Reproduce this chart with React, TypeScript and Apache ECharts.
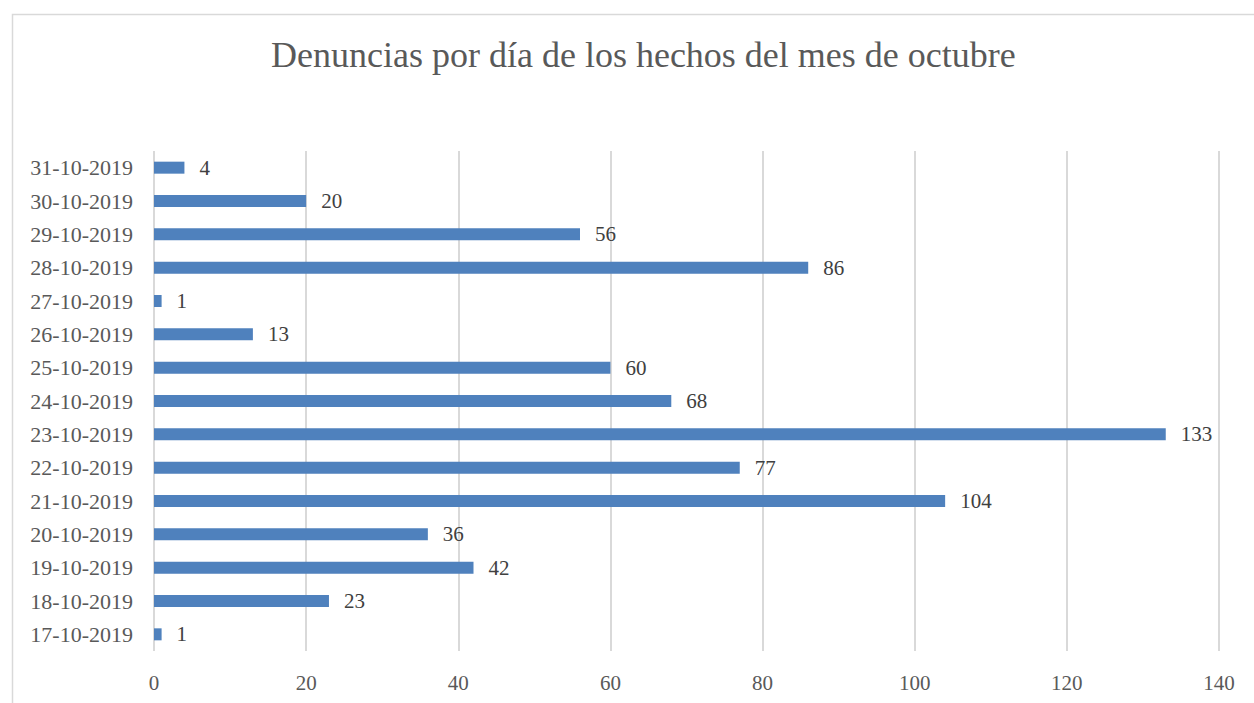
import React, { useEffect, useRef } from "react";
import * as echarts from "echarts";

const title = "Denuncias por día de los hechos del mes de octubre";
const categories = [
  "17-10-2019", "18-10-2019", "19-10-2019", "20-10-2019", "21-10-2019",
  "22-10-2019", "23-10-2019", "24-10-2019", "25-10-2019", "26-10-2019",
  "27-10-2019", "28-10-2019", "29-10-2019", "30-10-2019", "31-10-2019",
];
const values = [1, 23, 42, 36, 104, 77, 133, 68, 60, 13, 1, 86, 56, 20, 4];
const axisMin = 0;
const axisMax = 140;
const axisInterval = 20;

const FONT = "'Liberation Serif', 'DejaVu Serif', serif";

export default function App() {
  const ref = useRef<HTMLDivElement>(null);
  useEffect(() => {
    if (!ref.current) return;
    const chart = echarts.init(ref.current, null, { renderer: "svg" });
    chart.setOption({
      animation: false,
      backgroundColor: "#ffffff",
      title: {
        text: title,
        left: 266,
        top: 32,
        textStyle: { fontFamily: FONT, fontSize: 36, fontWeight: "normal", color: "#595959" },
      },
      graphic: [
        {
          type: "rect",
          shape: { x: 12.5, y: 14.5, width: 1260, height: 700 },
          style: { fill: "none", stroke: "#d9d9d9", lineWidth: 1.5 },
          silent: true,
        },
      ],
      grid: { left: 154, right: 35, top: 151, bottom: 52 },
      xAxis: {
        type: "value",
        min: axisMin,
        max: axisMax,
        interval: axisInterval,
        axisLine: { show: false },
        axisTick: { show: false },
        axisLabel: { fontFamily: FONT, fontSize: 21, color: "#595959", margin: 21 },
        splitLine: { show: true, lineStyle: { color: "#d9d9d9", width: 2 } },
      },
      yAxis: {
        type: "category",
        data: categories,
        axisLine: { show: false },
        axisTick: { show: false },
        axisLabel: { fontFamily: FONT, fontSize: 22, color: "#595959", margin: 21 },
      },
      series: [
        {
          type: "bar",
          data: values,
          barWidth: 12,
          itemStyle: { color: "#4f81bd" },
          label: {
            show: true,
            position: "right",
            distance: 15,
            fontFamily: FONT,
            fontSize: 21,
            color: "#404040",
          },
        },
      ],
    });
    return () => chart.dispose();
  }, []);
  return (
    <div
      ref={ref}
      style={{ position: "fixed", left: 0, top: 0, width: 1254, height: 703 }}
    />
  );
}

----

• [Work required]:
Give the material again exactly as it is, but keep the pictures out.

• [Answer to the problem]:
Reproduce this chart with React, TypeScript and Apache ECharts.
import React, { useEffect, useRef } from "react";
import * as echarts from "echarts";

const title = "Denuncias por día de los hechos del mes de octubre";
const categories = [
  "17-10-2019", "18-10-2019", "19-10-2019", "20-10-2019", "21-10-2019",
  "22-10-2019", "23-10-2019", "24-10-2019", "25-10-2019", "26-10-2019",
  "27-10-2019", "28-10-2019", "29-10-2019", "30-10-2019", "31-10-2019",
];
const values = [1, 23, 42, 36, 104, 77, 133, 68, 60, 13, 1, 86, 56, 20, 4];
const axisMin = 0;
const axisMax = 140;
const axisInterval = 20;

const FONT = "'Liberation Serif', 'DejaVu Serif', serif";

export default function App() {
  const ref = useRef<HTMLDivElement>(null);
  useEffect(() => {
    if (!ref.current) return;
    const chart = echarts.init(ref.current, null, { renderer: "svg" });
    chart.setOption({
      animation: false,
      backgroundColor: "#ffffff",
      title: {
        text: title,
        left: 266,
        top: 32,
        textStyle: { fontFamily: FONT, fontSize: 36, fontWeight: "normal", color: "#595959" },
      },
      graphic: [
        {
          type: "rect",
          shape: { x: 12.5, y: 14.5, width: 1260, height: 700 },
          style: { fill: "none", stroke: "#d9d9d9", lineWidth: 1.5 },
          silent: true,
        },
      ],
      grid: { left: 154, right: 35, top: 151, bottom: 52 },
      xAxis: {
        type: "value",
        min: axisMin,
        max: axisMax,
        interval: axisInterval,
        axisLine: { show: false },
        axisTick: { show: false },
        axisLabel: { fontFamily: FONT, fontSize: 21, color: "#595959", margin: 21 },
        splitLine: { show: true, lineStyle: { color: "#d9d9d9", width: 2 } },
      },
      yAxis: {
        type: "category",
        data: categories,
        axisLine: { show: false },
        axisTick: { show: false },
        axisLabel: { fontFamily: FONT, fontSize: 22, color: "#595959", margin: 21 },
      },
      series: [
        {
          type: "bar",
          data: values,
          barWidth: 12,
          itemStyle: { color: "#4f81bd" },
          label: {
            show: true,
            position: "right",
            distance: 15,
            fontFamily: FONT,
            fontSize: 21,
            color: "#404040",
          },
        },
      ],
    });
    return () => chart.dispose();
  }, []);
  return (
    <div
      ref={ref}
      style={{ position: "fixed", left: 0, top: 0, width: 1254, height: 703 }}
    />
  );
}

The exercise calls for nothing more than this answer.